B2B websites come across as shells and templates. You can read the facts: what they do, the products they offer, and maybe a few customer testimonials. But there’s no human quality.

What’s it like to work with your company? What does your team value? What makes you laugh? What frustrates you?

These are the qualities your brand should demonstrate when someone visits your website.

A personality is not a reflection

Companies strip out their brand personality in an attempt to please their customers and speak to everyone.

For example a design brief might say, “Our clients are C-level executives in their 40’s and 50’s and are predominantly male.” The description of the audience is rather innocuous until the management team starts asking, “How does this design speak to 40-to-60 year old males?”

These questions erode the design and brand personality quickly. It turns into a game of compromise to make the design a reflection of what a generic client would expect.

The challenge is people are not mirrors. We don’t reflect the personalities of the people we encounter. We have our own unique personalities. This is what makes us unique and interesting.

Instead of trying to make your website reflect what your target market would like, focus on what it’s like to work with your company.

Challenge convention

Draw out your brand personality by challenging your industry’s conventions and norms.

Using photos of employees is very popular for professional services firms’ websites. The logic is sound.
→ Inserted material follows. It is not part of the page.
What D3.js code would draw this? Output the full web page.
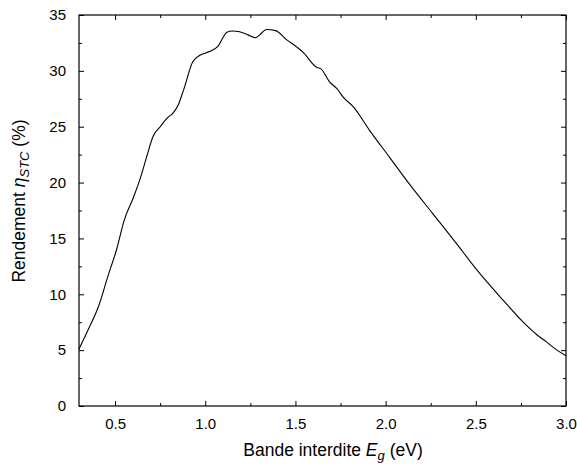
<!DOCTYPE html>
<html>
<head>
<meta charset="utf-8">
<script src="https://cdn.jsdelivr.net/npm/d3@7"></script>
<style>
  body { margin: 0; background: #fff; }
  text { font-family: "Liberation Sans", Arial, sans-serif; fill: #000; }
</style>
</head>
<body>
<div id="plot"></div>
<script>
// band gap (eV) and STC efficiency (%)
const gap = [0.30, 0.35, 0.41, 0.46, 0.51, 0.55, 0.60, 0.64, 0.675, 0.71, 0.75, 0.79, 0.82, 0.85,
  0.88, 0.93, 0.97, 1.02, 1.07, 1.12, 1.15, 1.19, 1.24, 1.28, 1.30, 1.34, 1.39, 1.45, 1.51,
  1.54, 1.62, 1.64, 1.69, 1.73, 1.77, 1.82, 1.91, 2.02, 2.13, 2.26, 2.39, 2.50, 2.65, 2.76,
  2.84, 2.89, 2.95, 3.00];
const eff = [5.1, 6.8, 9.0, 11.6, 14.1, 16.6, 18.6, 20.4, 22.3, 24.1, 25.0, 25.8, 26.2, 26.95,
  28.3, 30.8, 31.4, 31.7, 32.2, 33.45, 33.57, 33.5, 33.2, 32.97, 33.2, 33.7, 33.6, 32.8, 32.1,
  31.7, 30.3, 30.2, 29.0, 28.4, 27.55, 26.8, 24.7, 22.3, 19.9, 17.25, 14.6, 12.3, 9.5, 7.55,
  6.36, 5.76, 5.0, 4.5];
const xTicks = [0.5, 1.0, 1.5, 2.0, 2.5, 3.0];
const xMinor = [0.75, 1.25, 1.75, 2.25, 2.75];
const yTicks = [0, 5, 10, 15, 20, 25, 30, 35];
const yMinor = [2.5, 7.5, 12.5, 17.5, 22.5, 27.5, 32.5];

const margin = {top: 15, right: 11, bottom: 60, left: 79},
    width = 577 - margin.left - margin.right,
    height = 466 - margin.top - margin.bottom;

const svg = d3.select("div#plot")
  .append("svg")
    .attr("width", 577)
    .attr("height", 466)
  .append("g")
    .attr("transform", `translate(${margin.left},${margin.top})`);

const x = d3.scaleLinear().domain([0.3, 3.0]).range([0, width]);
const y = d3.scaleLinear().domain([0, 35]).range([height, 0]);

// ticks point inward on all four sides
function styleAxis(g) {
  g.select(".domain").remove();
  g.selectAll("line").attr("stroke", "#000");
  g.selectAll("text").style("font-size", "15px");
}

svg.append("g")
  .attr("transform", `translate(0,${height})`)
  .call(d3.axisBottom(x).tickValues(xTicks).tickFormat(d3.format(".1f")).tickSizeInner(-5).tickPadding(12))
  .call(styleAxis);
svg.append("g")
  .attr("transform", `translate(0,${height})`)
  .call(d3.axisBottom(x).tickValues(xMinor).tickFormat("").tickSizeInner(-3))
  .call(styleAxis);
svg.append("g")
  .call(d3.axisTop(x).tickValues(xTicks).tickFormat("").tickSizeInner(-5))
  .call(styleAxis);
svg.append("g")
  .call(d3.axisTop(x).tickValues(xMinor).tickFormat("").tickSizeInner(-3))
  .call(styleAxis);

svg.append("g")
  .call(d3.axisLeft(y).tickValues(yTicks).tickSizeInner(-5).tickPadding(13))
  .call(styleAxis);
svg.append("g")
  .call(d3.axisLeft(y).tickValues(yMinor).tickFormat("").tickSizeInner(-3))
  .call(styleAxis);
svg.append("g")
  .attr("transform", `translate(${width},0)`)
  .call(d3.axisRight(y).tickValues(yTicks).tickFormat("").tickSizeInner(-5))
  .call(styleAxis);
svg.append("g")
  .attr("transform", `translate(${width},0)`)
  .call(d3.axisRight(y).tickValues(yMinor).tickFormat("").tickSizeInner(-3))
  .call(styleAxis);

// frame
svg.append("rect")
  .attr("width", width)
  .attr("height", height)
  .attr("fill", "none")
  .attr("stroke", "#000")
  .attr("stroke-width", 1.2);

const line = d3.line()
  .curve(d3.curveMonotoneX)
  .x(d => x(d[0]))
  .y(d => y(d[1]));

svg.append("path")
  .datum(d3.zip(gap, eff))
  .attr("fill", "none")
  .attr("stroke", "#000")
  .attr("stroke-width", 1.1)
  .attr("d", line);

// axis titles
const xt = svg.append("text")
  .attr("x", 254)
  .attr("y", height + 50)
  .attr("text-anchor", "middle")
  .style("font-size", "17.5px");
xt.append("tspan").text("Bande interdite ");
xt.append("tspan").style("font-style", "italic").text("E");
xt.append("tspan").style("font-style", "italic").style("font-size", "13px").attr("dy", 4).text("g");
xt.append("tspan").attr("dy", -4).text(" (eV)");

const yt = svg.append("text")
  .attr("transform", "rotate(-90)")
  .attr("x", -(201 - margin.top))
  .attr("y", 25 - margin.left)
  .attr("text-anchor", "middle")
  .style("font-size", "17.5px");
yt.append("tspan").text("Rendement ");
yt.append("tspan").style("font-style", "italic").text("η");
yt.append("tspan").style("font-style", "italic").style("font-size", "13px").attr("dy", 4).text("STC");
yt.append("tspan").attr("dy", -4).text(" (%)");
</script>
</body>
</html>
Instead of using stock photography of smiling people, they use images of their employees in their workspaces.

The first few firms who used images of their own people were innovative, but that was over 8 years ago. Now the practice is cliche.

To draw out your personality you’ve got to do something different. Copying the competition is no way to show your personality.

Take a risk

It’s easier to create a zombie website. You can look to your competitors, and mimic what they’re doing. And the end result will be a functional, attractive website.

But if you expect more from your brand, being a zombie is unacceptable.

Drawing out your personality requires self-awareness of what you like, what you hate, and what it’s like to work with you. These are the cues that influence and shape your brand.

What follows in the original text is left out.